Plotting code records:
= = = = = = =

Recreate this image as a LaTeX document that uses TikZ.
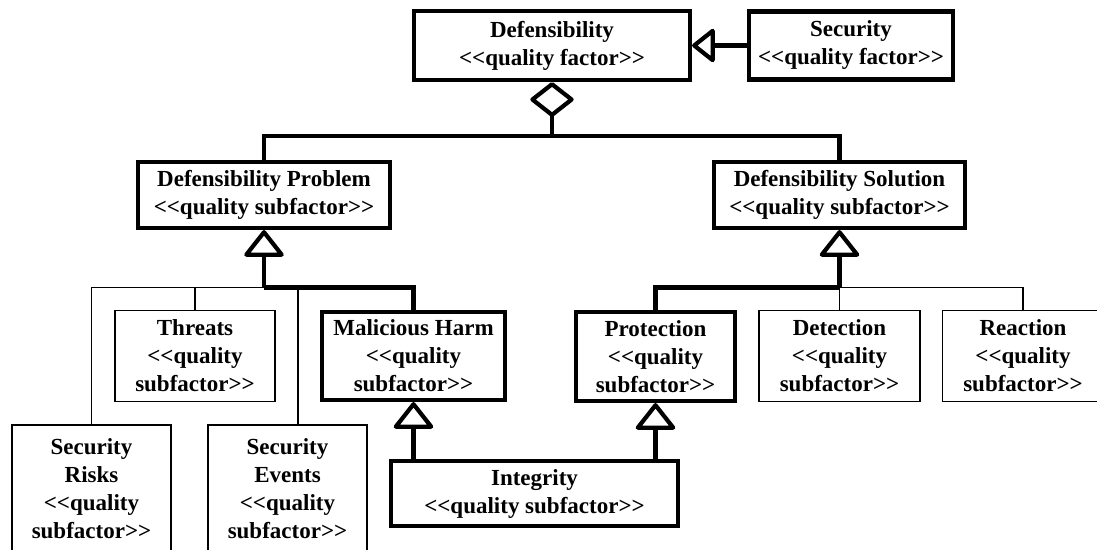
\documentclass[tikz,border=0pt]{standalone}
\usepackage{fontspec}
\newfontfamily\diagfont{Liberation Serif}
\usetikzlibrary{arrows.meta}

\tikzset{
  box/.style={draw, line width=4.2pt, fill=white, align=center, inner sep=0pt,
    font=\diagfont\bfseries\fontsize{23}{28}\selectfont},
  thinbox/.style={box, line width=1.5pt},
  link/.style={line width=4.2pt},
  thinlink/.style={line width=1.5pt},
  gen/.style={link, -{Triangle[open, round, length=28pt, width=43pt]}},
  gensmall/.style={link, -{Triangle[open, round, length=24pt, width=37pt]}},
  aggr/.style={link, {Diamond[open, round, length=36pt, width=46pt]}-},
}

\begin{document}
\begin{tikzpicture}[x=1pt, y=-1pt]
\useasboundingbox (0,0) rectangle (1097,549);
\begin{scope}
\clip (0,0) rectangle (1097,549);

% quality factors
\node[box, minimum width=276, minimum height=69] (def) at (552,45.5)
  {Defensibility\\<<quality factor>>};
\node[box, minimum width=204, minimum height=68] (sec) at (851,45.5)
  {Security\\<<quality factor>>};

% first-level subfactors
\node[box, minimum width=252, minimum height=66] (dp) at (264,195)
  {Defensibility Problem\\<<quality subfactor>>};
\node[box, minimum width=251, minimum height=66] (ds) at (839.5,195)
  {Defensibility Solution\\<<quality subfactor>>};

% second-level subfactors
\node[thinbox, minimum width=160, minimum height=91] (threats) at (195,356)
  {Threats\\<<quality\\subfactor>>};
\node[box, minimum width=183, minimum height=88] (mh) at (413.5,356)
  {Malicious Harm\\<<quality\\subfactor>>};
\node[box, minimum width=159, minimum height=89] (prot) at (655.5,356.5)
  {Protection\\<<quality\\subfactor>>};
\node[thinbox, minimum width=161, minimum height=91] (det) at (839.5,356)
  {Detection\\<<quality\\subfactor>>};
\node[thinbox, minimum width=161, minimum height=91] (react) at (1023,356)
  {Reaction\\<<quality\\subfactor>>};
\node[thinbox, minimum width=159, minimum height=128] (risks) at (91.5,489)
  {Security\\Risks\\<<quality\\subfactor>>};
\node[thinbox, minimum width=159, minimum height=128] (events) at (287.5,489)
  {Security\\Events\\<<quality\\subfactor>>};
\node[box, minimum width=287, minimum height=65] (integ) at (534.5,493.5)
  {Integrity\\<<quality subfactor>>};

% junction points
\coordinate (bus) at (552,136);
\coordinate (dpj) at (264,287.5);
\coordinate (dsj) at (839.5,287.5);

% Security specialises Defensibility
\draw[gensmall] (sec.west) -- (def.east);

% Defensibility aggregates problem and solution
\draw[aggr] (def.south) -- (bus);
\draw[link] (dp.north) |- (bus) -| (ds.north);

% problem side
\draw[thinlink] (risks.north) |- (dpj);
\draw[thinlink] (threats.north) -- (threats.north |- dpj);
\draw[thinlink] ([xshift=10.5pt]events.north) -- ([xshift=10.5pt]events.north |- dpj);
\draw[link] (mh.north) |- (dpj);
\draw[gen] (dpj) -- (dp.south);

% solution side
\draw[thinlink] (react.north) |- (dsj);
\draw[thinlink] (det.north) -- (dsj);
\draw[link] (prot.north) |- (dsj);
\draw[gen] (dsj) -- (ds.south);

% Integrity specialises both
\draw[gen] (integ.north -| mh.south) -- (mh.south);
\draw[gen] (integ.north -| prot.south) -- (prot.south);
\end{scope}
\end{tikzpicture}
\end{document}
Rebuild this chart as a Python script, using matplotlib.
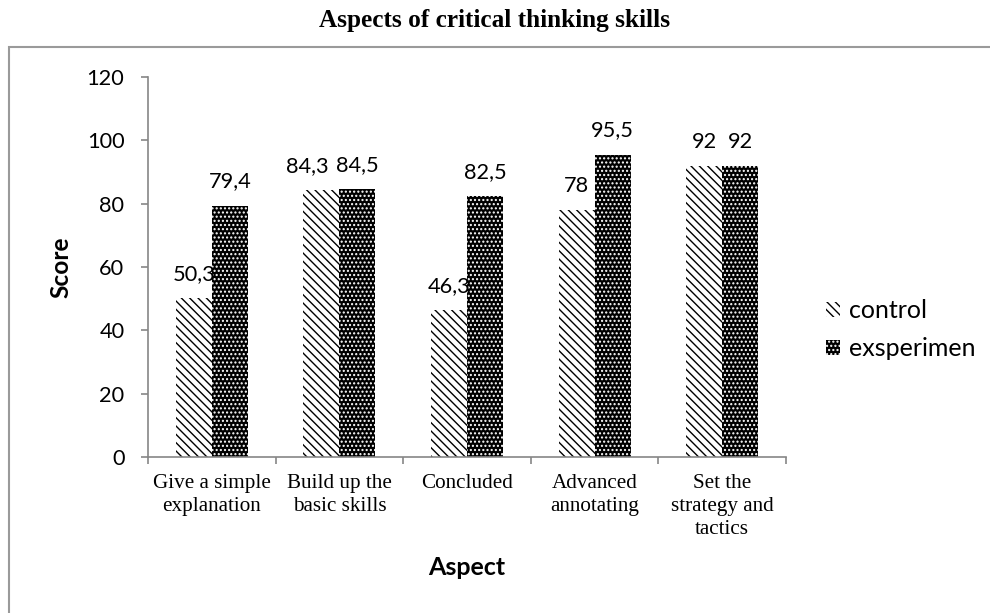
import matplotlib
matplotlib.use("Agg")
import matplotlib.pyplot as plt
import numpy as np
from matplotlib.patches import Rectangle

categories = ["Give a simple\nexplanation", "Build up the\nbasic skills", "Concluded",
              "Advanced\nannotating", "Set the\nstrategy and\ntactics"]
control = [50.3, 84.3, 46.3, 78, 92]
exsperimen = [79.4, 84.5, 82.5, 95.5, 92]
series_names = ["control", "exsperimen"]
yticks = [0, 20, 40, 60, 80, 100, 120]
# horizontal nudges (points) of control labels that would collide with neighbours
control_label_dx = [0, -10, 0, 0, 0]

sans = "Lato"
serif = "Liberation Serif"
plt.rcParams['hatch.linewidth'] = 1.0

W, H = 990, 613
fig = plt.figure(figsize=(W / 100, H / 100), dpi=100)
ax = fig.add_axes([148 / W, 1 - 457 / H, (786 - 148) / W, (457 - 77) / H])

# outer border
fig.patches.append(Rectangle((9 / W, -0.1), 1.2, 1 - 47 / H + 0.1, transform=fig.transFigure,
                             fill=False, edgecolor="#9a9a9a", linewidth=1.5))

x = np.arange(len(categories))
bw = 0.282
ax.bar(x - bw / 2, control, bw, facecolor="white", edgecolor="black", linewidth=0,
       hatch="\\\\\\\\", label=series_names[0])
ax.bar(x + bw / 2, exsperimen, bw, facecolor="black", edgecolor="white", linewidth=0,
       hatch="....", label=series_names[1])


def fmt(v):
    return f"{v:g}".replace(".", ",")


for xi, v, dx in zip(x - bw / 2, control, control_label_dx):
    ax.annotate(fmt(v), (xi, v), xytext=(dx, 13), textcoords="offset points", ha="center",
                va="baseline", fontsize=15.7, family=sans)
for xi, v in zip(x + bw / 2, exsperimen):
    ax.annotate(fmt(v), (xi, v), xytext=(0, 13), textcoords="offset points", ha="center",
                va="baseline", fontsize=15.7, family=sans)

ax.set_xlim(-0.5, len(categories) - 0.5)
ax.set_ylim(0, 120)
ax.set_yticks(yticks)
ax.set_yticklabels([str(t) for t in yticks], fontsize=15.7, family=sans)
ax.set_xticks(np.arange(len(categories) + 1) - 0.5)
ax.set_xticklabels([])
ax.set_xticks(x, minor=True)
ax.set_xticklabels(categories, minor=True, fontsize=15.2, family=serif, linespacing=1.28)
ax.tick_params(axis="x", which="minor", length=0, pad=12)
ax.tick_params(axis="x", which="major", length=5, color="#868686", direction="out", width=1.2)
ax.tick_params(axis="y", length=5, color="#868686", direction="out", pad=12, width=1.2)
for s in ["top", "right"]:
    ax.spines[s].set_visible(False)
for s in ["left", "bottom"]:
    ax.spines[s].set_color("#868686")
    ax.spines[s].set_linewidth(1.2)

ax.set_ylabel("Score", fontsize=17.6, family=sans, fontweight="bold")
ax.yaxis.set_label_coords((72 - 148) / 638, 0.5)
ax.set_xlabel("Aspect", fontsize=18, family=sans, fontweight="bold")
ax.xaxis.set_label_coords(0.5, -(556 - 457) / 380)
fig.text(0.5, 1 - 21 / H, "Aspects of critical thinking skills", ha="center", va="center",
         fontsize=18.2, family=serif, fontweight="bold")

leg = fig.legend(loc="center left", bbox_to_anchor=(826 / W, 1 - 330 / H), frameon=False,
                 prop={"family": sans, "size": 18}, handlelength=0.55, handleheight=0.55,
                 handletextpad=0.35, labelspacing=0.6, borderpad=0, borderaxespad=0)

fig.savefig("out.png", dpi=100)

= = = = = = =

» **The problem**
Output, exactly, all the records above; include no pictures.

» **Solution**
Recreate this image as a LaTeX document that uses TikZ.
\documentclass[tikz,border=0pt]{standalone}
\usepackage{fontspec}
\newfontfamily\diagfont{Liberation Serif}
\usetikzlibrary{arrows.meta}

\tikzset{
  box/.style={draw, line width=4.2pt, fill=white, align=center, inner sep=0pt,
    font=\diagfont\bfseries\fontsize{23}{28}\selectfont},
  thinbox/.style={box, line width=1.5pt},
  link/.style={line width=4.2pt},
  thinlink/.style={line width=1.5pt},
  gen/.style={link, -{Triangle[open, round, length=28pt, width=43pt]}},
  gensmall/.style={link, -{Triangle[open, round, length=24pt, width=37pt]}},
  aggr/.style={link, {Diamond[open, round, length=36pt, width=46pt]}-},
}

\begin{document}
\begin{tikzpicture}[x=1pt, y=-1pt]
\useasboundingbox (0,0) rectangle (1097,549);
\begin{scope}
\clip (0,0) rectangle (1097,549);

% quality factors
\node[box, minimum width=276, minimum height=69] (def) at (552,45.5)
  {Defensibility\\<<quality factor>>};
\node[box, minimum width=204, minimum height=68] (sec) at (851,45.5)
  {Security\\<<quality factor>>};

% first-level subfactors
\node[box, minimum width=252, minimum height=66] (dp) at (264,195)
  {Defensibility Problem\\<<quality subfactor>>};
\node[box, minimum width=251, minimum height=66] (ds) at (839.5,195)
  {Defensibility Solution\\<<quality subfactor>>};

% second-level subfactors
\node[thinbox, minimum width=160, minimum height=91] (threats) at (195,356)
  {Threats\\<<quality\\subfactor>>};
\node[box, minimum width=183, minimum height=88] (mh) at (413.5,356)
  {Malicious Harm\\<<quality\\subfactor>>};
\node[box, minimum width=159, minimum height=89] (prot) at (655.5,356.5)
  {Protection\\<<quality\\subfactor>>};
\node[thinbox, minimum width=161, minimum height=91] (det) at (839.5,356)
  {Detection\\<<quality\\subfactor>>};
\node[thinbox, minimum width=161, minimum height=91] (react) at (1023,356)
  {Reaction\\<<quality\\subfactor>>};
\node[thinbox, minimum width=159, minimum height=128] (risks) at (91.5,489)
  {Security\\Risks\\<<quality\\subfactor>>};
\node[thinbox, minimum width=159, minimum height=128] (events) at (287.5,489)
  {Security\\Events\\<<quality\\subfactor>>};
\node[box, minimum width=287, minimum height=65] (integ) at (534.5,493.5)
  {Integrity\\<<quality subfactor>>};

% junction points
\coordinate (bus) at (552,136);
\coordinate (dpj) at (264,287.5);
\coordinate (dsj) at (839.5,287.5);

% Security specialises Defensibility
\draw[gensmall] (sec.west) -- (def.east);

% Defensibility aggregates problem and solution
\draw[aggr] (def.south) -- (bus);
\draw[link] (dp.north) |- (bus) -| (ds.north);

% problem side
\draw[thinlink] (risks.north) |- (dpj);
\draw[thinlink] (threats.north) -- (threats.north |- dpj);
\draw[thinlink] ([xshift=10.5pt]events.north) -- ([xshift=10.5pt]events.north |- dpj);
\draw[link] (mh.north) |- (dpj);
\draw[gen] (dpj) -- (dp.south);

% solution side
\draw[thinlink] (react.north) |- (dsj);
\draw[thinlink] (det.north) -- (dsj);
\draw[link] (prot.north) |- (dsj);
\draw[gen] (dsj) -- (ds.south);

% Integrity specialises both
\draw[gen] (integ.north -| mh.south) -- (mh.south);
\draw[gen] (integ.north -| prot.south) -- (prot.south);
\end{scope}
\end{tikzpicture}
\end{document}
Rebuild this chart as a Python script, using matplotlib.
import matplotlib
matplotlib.use("Agg")
import matplotlib.pyplot as plt
import numpy as np
from matplotlib.patches import Rectangle

categories = ["Give a simple\nexplanation", "Build up the\nbasic skills", "Concluded",
              "Advanced\nannotating", "Set the\nstrategy and\ntactics"]
control = [50.3, 84.3, 46.3, 78, 92]
exsperimen = [79.4, 84.5, 82.5, 95.5, 92]
series_names = ["control", "exsperimen"]
yticks = [0, 20, 40, 60, 80, 100, 120]
# horizontal nudges (points) of control labels that would collide with neighbours
control_label_dx = [0, -10, 0, 0, 0]

sans = "Lato"
serif = "Liberation Serif"
plt.rcParams['hatch.linewidth'] = 1.0

W, H = 990, 613
fig = plt.figure(figsize=(W / 100, H / 100), dpi=100)
ax = fig.add_axes([148 / W, 1 - 457 / H, (786 - 148) / W, (457 - 77) / H])

# outer border
fig.patches.append(Rectangle((9 / W, -0.1), 1.2, 1 - 47 / H + 0.1, transform=fig.transFigure,
                             fill=False, edgecolor="#9a9a9a", linewidth=1.5))

x = np.arange(len(categories))
bw = 0.282
ax.bar(x - bw / 2, control, bw, facecolor="white", edgecolor="black", linewidth=0,
       hatch="\\\\\\\\", label=series_names[0])
ax.bar(x + bw / 2, exsperimen, bw, facecolor="black", edgecolor="white", linewidth=0,
       hatch="....", label=series_names[1])


def fmt(v):
    return f"{v:g}".replace(".", ",")


for xi, v, dx in zip(x - bw / 2, control, control_label_dx):
    ax.annotate(fmt(v), (xi, v), xytext=(dx, 13), textcoords="offset points", ha="center",
                va="baseline", fontsize=15.7, family=sans)
for xi, v in zip(x + bw / 2, exsperimen):
    ax.annotate(fmt(v), (xi, v), xytext=(0, 13), textcoords="offset points", ha="center",
                va="baseline", fontsize=15.7, family=sans)

ax.set_xlim(-0.5, len(categories) - 0.5)
ax.set_ylim(0, 120)
ax.set_yticks(yticks)
ax.set_yticklabels([str(t) for t in yticks], fontsize=15.7, family=sans)
ax.set_xticks(np.arange(len(categories) + 1) - 0.5)
ax.set_xticklabels([])
ax.set_xticks(x, minor=True)
ax.set_xticklabels(categories, minor=True, fontsize=15.2, family=serif, linespacing=1.28)
ax.tick_params(axis="x", which="minor", length=0, pad=12)
ax.tick_params(axis="x", which="major", length=5, color="#868686", direction="out", width=1.2)
ax.tick_params(axis="y", length=5, color="#868686", direction="out", pad=12, width=1.2)
for s in ["top", "right"]:
    ax.spines[s].set_visible(False)
for s in ["left", "bottom"]:
    ax.spines[s].set_color("#868686")
    ax.spines[s].set_linewidth(1.2)

ax.set_ylabel("Score", fontsize=17.6, family=sans, fontweight="bold")
ax.yaxis.set_label_coords((72 - 148) / 638, 0.5)
ax.set_xlabel("Aspect", fontsize=18, family=sans, fontweight="bold")
ax.xaxis.set_label_coords(0.5, -(556 - 457) / 380)
fig.text(0.5, 1 - 21 / H, "Aspects of critical thinking skills", ha="center", va="center",
         fontsize=18.2, family=serif, fontweight="bold")

leg = fig.legend(loc="center left", bbox_to_anchor=(826 / W, 1 - 330 / H), frameon=False,
                 prop={"family": sans, "size": 18}, handlelength=0.55, handleheight=0.55,
                 handletextpad=0.35, labelspacing=0.6, borderpad=0, borderaxespad=0)

fig.savefig("out.png", dpi=100)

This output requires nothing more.